Provided data:
•••••

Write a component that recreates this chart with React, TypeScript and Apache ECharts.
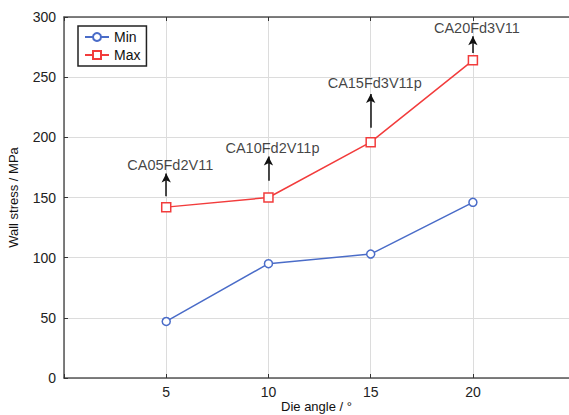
import React, { useEffect, useRef } from "react";
import * as echarts from "echarts";

const dieAngles = [5, 10, 15, 20];
const minStress = [47, 95, 103, 146];
const maxStress = [142, 150, 196, 264];
const yTicks = [0, 50, 100, 150, 200, 250, 300];
const annoLabels = ["CA05Fd2V11", "CA10Fd2V11p", "CA15Fd3V11p", "CA20Fd3V11"];
const arrowFrom = [151, 164, 208, 270];
const arrowTo = [170, 184, 236, 284];
const labelAt = [177, 191, 245, 291];

export default function App() {
  const ref = useRef<HTMLDivElement>(null);
  useEffect(() => {
    const chart = echarts.init(ref.current!, null, { renderer: "svg" });
    const font = "Liberation Sans, Arial, sans-serif";
    const xFmt = (v: number) => (v === 0 || v > 20 ? "" : String(v));
    chart.setOption({
      animation: false,
      textStyle: { fontFamily: font },
      grid: { left: 64, top: 17, right: 0, bottom: 37, outerBoundsMode: "none", containLabel: false },
      legend: {
        data: ["Min", "Max"],
        orient: "vertical",
        left: 78,
        top: 26,
        borderColor: "#222",
        borderWidth: 1.5,
        padding: [4, 6, 4, 6],
        itemGap: 4,
        itemWidth: 24,
        itemHeight: 10,
        textStyle: { fontSize: 14, color: "#111", fontFamily: font },
      },
      xAxis: [
        {
          type: "value",
          min: 0,
          max: 24.7,
          interval: 5,
          name: "Die angle / °",
          nameLocation: "middle",
          nameGap: 22,
          nameMoveOverlap: false,
          nameTextStyle: { fontSize: 13, color: "#111", verticalAlign: "top" },
          axisLine: { show: true, lineStyle: { color: "#555", width: 1.5 } },
          axisTick: { show: true, inside: true, length: 4, lineStyle: { color: "#333" } },
          axisLabel: {
            fontSize: 14,
            color: "#222",
            margin: 7,
            showMaxLabel: false,
            formatter: xFmt,
          },
          splitLine: { show: true, lineStyle: { color: "#dcdcdc", width: 1 } },
        },
        {
          type: "value",
          position: "top",
          min: 0,
          max: 24.7,
          interval: 5,
          axisLine: { show: true, lineStyle: { color: "#555", width: 1.5 } },
          axisTick: { show: true, inside: true, length: 4, lineStyle: { color: "#333" } },
          axisLabel: { show: false },
          splitLine: { show: false },
        },
      ],
      yAxis: {
        type: "value",
        min: yTicks[0],
        max: yTicks[yTicks.length - 1],
        interval: 50,
        name: "Wall stress / MPa",
        nameLocation: "middle",
        nameGap: 44,
        nameTextStyle: { fontSize: 13, color: "#111" },
        axisLine: { show: true, lineStyle: { color: "#555", width: 1.5 } },
        axisTick: { show: true, inside: true, length: 4, lineStyle: { color: "#333" } },
        axisLabel: { fontSize: 14, color: "#222", margin: 8 },
        splitLine: { show: true, lineStyle: { color: "#dcdcdc", width: 1 } },
      },
      series: [
        {
          name: "Min",
          type: "line",
          data: dieAngles.map((x, i) => [x, minStress[i]]),
          symbol: "circle",
          symbolSize: 8,
          color: "#4a6cc8",
          lineStyle: { width: 1.5, color: "#4a6cc8" },
          itemStyle: { color: "#fff", borderColor: "#4a6cc8", borderWidth: 1.5 },
        },
        {
          name: "Max",
          type: "line",
          data: dieAngles.map((x, i) => [x, maxStress[i]]),
          symbol: "rect",
          symbolSize: 9,
          color: "#f23c3c",
          lineStyle: { width: 1.5, color: "#f23c3c" },
          itemStyle: { color: "#fff", borderColor: "#f23c3c", borderWidth: 1.5 },
          markLine: {
            silent: true,
            symbol: ["none", "arrow"],
            symbolSize: [7, 9],
            label: { show: false },
            lineStyle: { color: "#111", width: 1.5, type: "solid" },
            data: dieAngles.map((x, i) => [
              { coord: [x, arrowFrom[i]] },
              { coord: [x, arrowTo[i]] },
            ]),
          },
        },
        {
          name: "labels",
          type: "scatter",
          symbolSize: 0,
          silent: true,
          data: dieAngles.map((x, i) => [x, labelAt[i], annoLabels[i]]),
          label: {
            show: true,
            position: "inside",
            offset: [4, 0],
            fontSize: 14.5,
            color: "#111",
            formatter: (p: any) => p.value[2],
          },
        },
      ],
    });
    return () => chart.dispose();
  }, []);
  return <div ref={ref} style={{ width: 569, height: 415, position: "absolute", left: 0, top: 0 }} />;
}
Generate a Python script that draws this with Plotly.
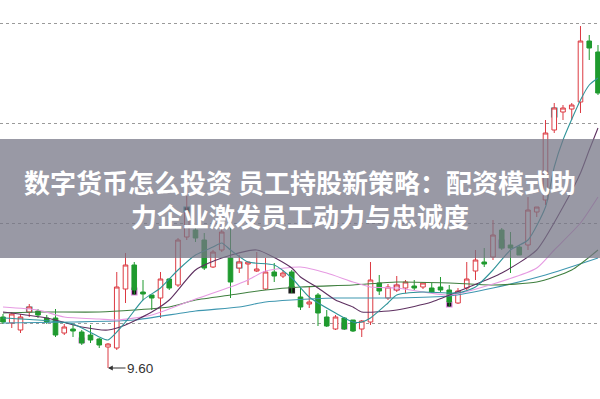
import plotly.graph_objects as go

idx = list(range(69))
opens  = [10.11,10.05,9.98,10.16,10.17,10.10,10.10,9.95,9.99,9.96,9.93,9.89,9.81,9.80,10.39,10.63,10.36,10.33,10.30,10.49,
          10.43,10.91,10.98,10.88,10.61,10.78,10.70,10.60,10.64,10.57,10.39,10.56,10.52,10.56,10.31,10.24,10.33,10.11,9.99,10.10,
          10.08,9.99,10.06,10.45,10.30,10.38,10.40,10.42,10.41,10.40,10.41,10.38,10.25,10.40,10.57,10.66,10.71,10.98,10.83,10.81,
          10.83,11.16,11.28,11.98,12.16,12.19,12.26,12.87,12.76]
closes = [10.06,10.14,10.11,10.21,10.13,10.06,9.93,10.01,9.97,9.85,9.88,9.83,9.84,10.41,10.63,10.38,10.34,10.30,10.49,10.40,
          10.88,11.16,10.90,10.60,10.76,10.96,10.46,10.66,10.66,10.59,10.56,10.52,10.55,10.41,10.21,10.26,10.15,10.02,10.11,9.99,
          9.97,10.07,10.48,10.37,10.41,10.43,10.46,10.40,10.45,10.36,10.38,10.26,10.37,10.49,10.68,10.64,10.93,10.80,10.80,10.73,
          11.18,11.21,11.95,12.20,12.20,12.23,12.87,12.80,12.35]
highs  = [10.14,10.16,10.14,10.24,10.19,10.13,10.19,10.04,10.04,9.98,10.03,9.90,9.85,10.56,10.75,10.66,10.48,10.33,10.56,10.50,
          10.90,11.32,11.03,10.95,10.78,11.05,11.00,10.73,10.66,10.76,10.70,10.65,10.58,10.58,10.41,10.41,10.35,10.18,10.13,10.11,
          10.08,10.08,10.66,10.53,10.44,10.52,10.48,10.48,10.46,10.45,10.51,10.43,10.40,10.66,10.78,10.80,11.08,11.00,10.96,10.83,
          11.31,11.21,12.08,12.25,12.23,12.25,13.02,12.93,12.83]
lows   = [10.04,10.00,9.95,10.11,10.10,10.04,9.91,9.93,9.91,9.83,9.85,9.80,9.60,9.78,10.25,10.33,10.28,10.18,10.10,10.38,
          10.41,10.88,10.86,10.58,10.60,10.76,10.30,10.55,10.43,10.56,10.38,10.46,10.50,10.35,10.18,10.20,10.02,10.01,9.98,9.98,
          9.96,9.91,10.03,10.33,10.28,10.36,10.35,10.38,10.39,10.35,10.36,10.21,10.24,10.38,10.48,10.61,10.68,10.78,10.55,10.73,
          10.78,11.11,11.23,11.95,12.08,12.08,12.15,12.68,12.33]

# special marker boxes (index, top price, bottom price, edge colour)
spec_idx = [3, 9, 15, 21, 27, 33, 39, 45, 51, 57, 63]
spec_top = [10.21, 9.90, 10.40, 11.21, 10.66, 10.41, 10.05, 10.43, 10.26, 10.88, 12.20]
spec_bot = [10.16, 9.85, 10.33, 11.16, 10.60, 10.35, 9.99, 10.38, 10.21, 10.80, 12.11]
spec_edge = ["#3aa0a8", "#e08ae0", "#e08ae0", "#3aa0a8", "#3aa0a8", "#222222", "#e08ae0",
             "#b070c0", "#e08ae0", "#b070c0", "#3aa0a8"]

# moving averages (index, price)
ma5_x = [0,4,8,11,12,14,16,18,20,22,24,25,26,28,31,33,35,38,40,41,42,44,45,48,52,54,56,58,60,62,63,64,66,67,68]
ma5_y = [10.10,10.08,10.04,9.91,9.88,10.06,10.28,10.40,10.58,10.73,10.81,10.85,10.78,10.66,10.63,10.50,10.31,10.15,
         10.06,10.06,10.10,10.25,10.33,10.36,10.35,10.41,10.58,10.78,10.88,11.21,11.61,11.88,12.28,12.43,12.50]
ma10_x = [0,5,9,12,14,17,19,22,25,29,33,34,36,38,40,41,45,49,53,57,61,64,66,67,68]
ma10_y = [10.16,10.10,10.01,9.98,10.03,10.16,10.28,10.58,10.70,10.78,10.60,10.51,10.40,10.28,10.21,10.16,10.18,
          10.26,10.40,10.55,10.78,11.21,11.55,11.78,12.00]
ma20_x = [0,4,7,11,13,17,22,26,28,30,34,37,40,42,45,51,56,61,63,66,68]
ma20_y = [10.21,10.18,10.11,10.09,10.08,10.13,10.29,10.41,10.48,10.57,10.61,10.55,10.46,10.41,10.40,10.33,
          10.44,10.60,10.78,11.05,11.31]
ma30_x = [0,4,11,15,19,22,26,30,34,40,45,51,56,61,65,68]
ma30_y = [10.15,10.16,10.16,10.18,10.21,10.28,10.33,10.38,10.41,10.43,10.46,10.45,10.43,10.46,10.58,10.78]
ma60_x = [0,8,15,22,27,30,33,38,45,51,56,62,68]
ma60_y = [10.05,10.06,10.08,10.17,10.21,10.26,10.28,10.30,10.30,10.32,10.40,10.53,10.70]

grid_vals = [10.05, 11.05, 12.05, 13.05]
low_label = "9.60"
title_lines = ["数字货币怎么投资 员工持股新策略：配资模式助", "力企业激发员工动力与忠诚度"]

fig = go.Figure()

ma_specs = [(ma60_x, ma60_y, "#3f97b0"), (ma30_x, ma30_y, "#3f7f3f"), (ma20_x, ma20_y, "#e69ae2"),
            (ma10_x, ma10_y, "#5e3060"), (ma5_x, ma5_y, "#2f9499")]
for xs, ys, col in ma_specs:
    fig.add_trace(go.Scatter(x=xs, y=ys, mode="lines", line=dict(color=col, width=1.1, shape="spline", smoothing=0.6),
                             hoverinfo="skip", showlegend=False))

fig.add_trace(go.Candlestick(
    x=idx, open=opens, high=highs, low=lows, close=closes,
    increasing=dict(line=dict(color="#dc3a42", width=1), fillcolor="#ffffff"),
    decreasing=dict(line=dict(color="#1f9a2e", width=1), fillcolor="#1f9a2e"),
    showlegend=False, whiskerwidth=0))

fig.add_trace(go.Bar(x=spec_idx, y=[t - b for t, b in zip(spec_top, spec_bot)], base=spec_bot, width=0.62,
                     marker=dict(color="#111111", line=dict(color=spec_edge, width=1.2)),
                     showlegend=False, hoverinfo="skip"))

fig.update_layout(
    width=600, height=399, margin=dict(l=0, r=0, t=0, b=0),
    paper_bgcolor="white", plot_bgcolor="white", barmode="overlay", boxgap=0.25,
    xaxis=dict(range=[-0.343, 68.23], visible=False, rangeslider=dict(visible=False), fixedrange=True),
    yaxis=dict(range=[9.29, 13.28], tickvals=grid_vals, showticklabels=False, showgrid=True,
               gridcolor="#9a9a9a", griddash="dot", gridwidth=1, zeroline=False, showline=False),
    showlegend=False,
    shapes=[dict(type="rect", xref="paper", yref="paper", x0=0, x1=1, y0=141/399, y1=260/399,
                 fillcolor="rgba(118,118,134,0.74)", line=dict(width=0), layer="above")],
    annotations=[
        dict(x=0.5, y=0.502, xref="paper", yref="paper", text="<br>".join(title_lines), showarrow=False,
             align="center", yanchor="middle",
             font=dict(family="Noto Sans CJK SC", size=26, color="white", weight="bold")),
        dict(x=12, y=9.60, xref="x", yref="y", text=low_label, showarrow=True, ax=32, ay=0,
             arrowhead=2, arrowsize=0.8, arrowwidth=1.2, arrowcolor="#333333", standoff=0,
             font=dict(family="Liberation Sans", size=13.5, color="#333333")),
    ],
)

fig.write_html("out.html")
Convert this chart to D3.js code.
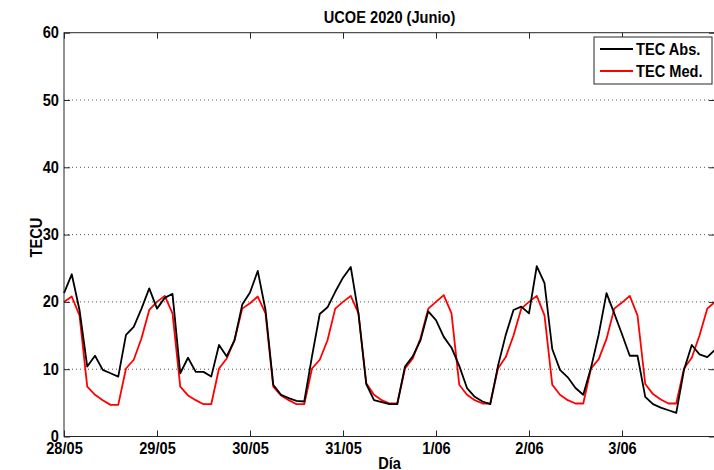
<!DOCTYPE html>
<html>
<head>
<meta charset="utf-8">
<script src="https://cdn.jsdelivr.net/npm/d3@7/dist/d3.min.js"></script>
<style>
  html, body { margin: 0; padding: 0; background: #fff; }
  svg { display: block; }
  text { font-family: 'Liberation Sans', Arial, Helvetica, sans-serif; font-weight: bold; fill: #000; }
</style>
</head>
<body>
<svg id="chart" width="714" height="470"></svg>
<script>
// ---- data ----
const startTime = "2020-05-28T00:00:00";
const stepHours = 2;
const dayTicks = ["28/05", "29/05", "30/05", "31/05", "1/06", "2/06", "3/06"];
const yTicks = [0, 10, 20, 30, 40, 50, 60];
const seriesNames = ["TEC Abs.", "TEC Med."];
const tecAbs = [
  21.3, 24.1, 18.8, 10.4, 12.0, 9.9, 9.4, 8.9, 15.1, 16.3, 19.0, 22.0,
  19.0, 20.6, 21.2, 9.4, 11.7, 9.6, 9.6, 8.9, 13.6, 11.9, 14.3, 19.6,
  21.4, 24.6, 18.8, 7.7, 6.2, 5.7, 5.3, 5.2, 11.9, 18.2, 19.2, 21.5,
  23.6, 25.2, 18.2, 7.8, 5.4, 5.1, 4.8, 4.8, 10.4, 11.9, 14.3, 18.6,
  17.3, 14.8, 13.2, 10.5, 7.2, 5.9, 5.2, 4.8, 10.5, 15.1, 18.8, 19.3,
  18.3, 25.3, 22.8, 13.0, 9.9, 8.8, 7.2, 6.2, 10.2, 15.2, 21.3, 18.3,
  15.2, 12.0, 12.0, 5.9, 4.8, 4.3, 3.9, 3.5, 9.9, 13.6, 12.2, 11.8,
  12.9
];
const tecMed = [
  20.0, 20.8, 18.0, 7.4, 6.2, 5.4, 4.7, 4.7, 10.1, 11.4, 14.6, 18.8,
  20.0, 20.9, 18.3, 7.4, 6.1, 5.4, 4.8, 4.8, 10.1, 11.6, 14.3, 19.0,
  19.8, 20.8, 18.3, 7.4, 6.1, 5.4, 4.8, 4.8, 10.1, 11.4, 14.3, 19.0,
  20.0, 20.9, 18.3, 7.9, 6.2, 5.4, 4.9, 4.9, 10.1, 11.6, 14.6, 19.0,
  20.0, 21.0, 18.3, 7.7, 6.2, 5.4, 4.9, 4.9, 10.1, 11.8, 15.0, 19.0,
  20.0, 20.9, 18.0, 7.7, 6.2, 5.4, 4.9, 4.9, 10.1, 11.5, 14.5, 19.0,
  19.9, 20.9, 18.0, 7.8, 6.3, 5.5, 4.9, 4.9, 10.1, 11.7, 15.0, 19.0,
  20.0
];

(function () {
// ---- layout ----
const svg = d3.select("#chart");
const pL = 64, pR = 715, pT = 32.7, pB = 436.5;
const SX = 0.86;   // horizontal condensing of the bold font
const FS = 17;
const t0 = new Date(startTime);
const times = tecAbs.map((_, i) => d3.timeHour.offset(t0, i * stepHours));
const t1 = d3.timeDay.offset(t0, dayTicks.length);
const x = d3.scaleTime().domain([t0, t1]).range([pL, pR]);
const y = d3.scaleLinear().domain([0, 60]).range([pB, pT]);
const tickDates = dayTicks.map((_, i) => d3.timeDay.offset(t0, i));

function condense(sel) {
  sel.each(function () {
    const t = d3.select(this);
    const tx = +t.attr("x") || 0, ty = +t.attr("y") || 0;
    t.attr("x", 0).attr("y", 0)
     .attr("transform", `translate(${tx},${ty}) scale(${SX},1)`);
  });
}

// grid
svg.append("g").selectAll("line").data(yTicks.filter(v => v > 0 && v < 60)).join("line")
  .attr("x1", pL).attr("x2", pR)
  .attr("y1", d => y(d)).attr("y2", d => y(d))
  .attr("stroke", "#555").attr("stroke-width", 1)
  .attr("stroke-dasharray", "1,3");

// data lines
const line = d3.line().x((d, i) => x(times[i])).y(d => y(d));
svg.append("path").datum(tecMed).attr("d", line)
  .attr("fill", "none").attr("stroke", "#ff0000").attr("stroke-width", 1.8).attr("stroke-linejoin", "round");
svg.append("path").datum(tecAbs).attr("d", line)
  .attr("fill", "none").attr("stroke", "#000").attr("stroke-width", 1.8).attr("stroke-linejoin", "round");

// axes box
const axColor = "#262626";
svg.append("rect").attr("x", pL).attr("y", pT).attr("width", pR - pL).attr("height", pB - pT)
  .attr("fill", "none").attr("stroke", axColor).attr("stroke-width", 1);

// x ticks (bottom + top, inward)
const xAxisB = d3.axisBottom(x).tickValues(tickDates).tickSize(-6).tickFormat((d, i) => dayTicks[i]).tickPadding(10);
const gxb = svg.append("g").attr("transform", `translate(0,${pB})`).call(xAxisB);
gxb.select(".domain").remove();
gxb.selectAll("line").attr("stroke", axColor);
gxb.selectAll("text").attr("font-size", FS).attr("fill", "#000")
  .style("font-family", "'Liberation Sans',Arial,sans-serif").style("font-weight", "bold")
  .attr("dy", null).attr("y", 17.5).call(condense);
const xAxisT = d3.axisTop(x).tickValues(tickDates).tickSize(-6).tickFormat("");
const gxt = svg.append("g").attr("transform", `translate(0,${pT})`).call(xAxisT);
gxt.select(".domain").remove();
gxt.selectAll("line").attr("stroke", axColor);

// y ticks (left + right, inward)
const yAxisL = d3.axisLeft(y).tickValues(yTicks).tickSize(-6).tickPadding(6).tickFormat(d3.format("d"));
const gyl = svg.append("g").attr("transform", `translate(${pL},0)`).call(yAxisL);
gyl.select(".domain").remove();
gyl.selectAll("line").attr("stroke", axColor);
gyl.selectAll("text").attr("font-size", FS).attr("fill", "#000")
  .style("font-family", "'Liberation Sans',Arial,sans-serif").style("font-weight", "bold")
  .attr("x", -5).attr("dy", null).attr("y", 5).call(condense);
const yAxisR = d3.axisRight(y).tickValues(yTicks).tickSize(-6).tickFormat("");
const gyr = svg.append("g").attr("transform", `translate(${pR},0)`).call(yAxisR);
gyr.select(".domain").remove();
gyr.selectAll("line").attr("stroke", axColor);

// title and labels
svg.append("text").attr("x", (pL + pR) / 2).attr("y", 23).attr("text-anchor", "middle")
  .attr("font-size", FS).text("UCOE 2020 (Junio)").call(condense);
svg.append("text").attr("x", (pL + pR) / 2).attr("y", 469).attr("text-anchor", "middle")
  .attr("font-size", FS).text("Día").call(condense);
svg.append("text")
  .attr("transform", `translate(42,${(pT + pB) / 2 + 3}) rotate(-90) scale(${SX},1)`)
  .attr("text-anchor", "middle")
  .attr("font-size", FS).text("TECU");

// legend
const lg = svg.append("g");
lg.append("rect").attr("x", 594).attr("y", 37).attr("width", 118).attr("height", 47)
  .attr("fill", "#fff").attr("stroke", axColor).attr("stroke-width", 1);
const colors = ["#000", "#ff0000"];
seriesNames.forEach((name, i) => {
  const yy = 49 + i * 22;
  lg.append("line").attr("x1", 600).attr("x2", 633).attr("y1", yy).attr("y2", yy)
    .attr("stroke", colors[i]).attr("stroke-width", 1.8);
  lg.append("text").attr("x", 636).attr("y", yy + 6).attr("font-size", FS).text(name).call(condense);
});
})();
</script>
</body>
</html>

•••••

Task to carry out: Tally the lines containing "React". Provide the number without any other words.

Answer for this exercise: 2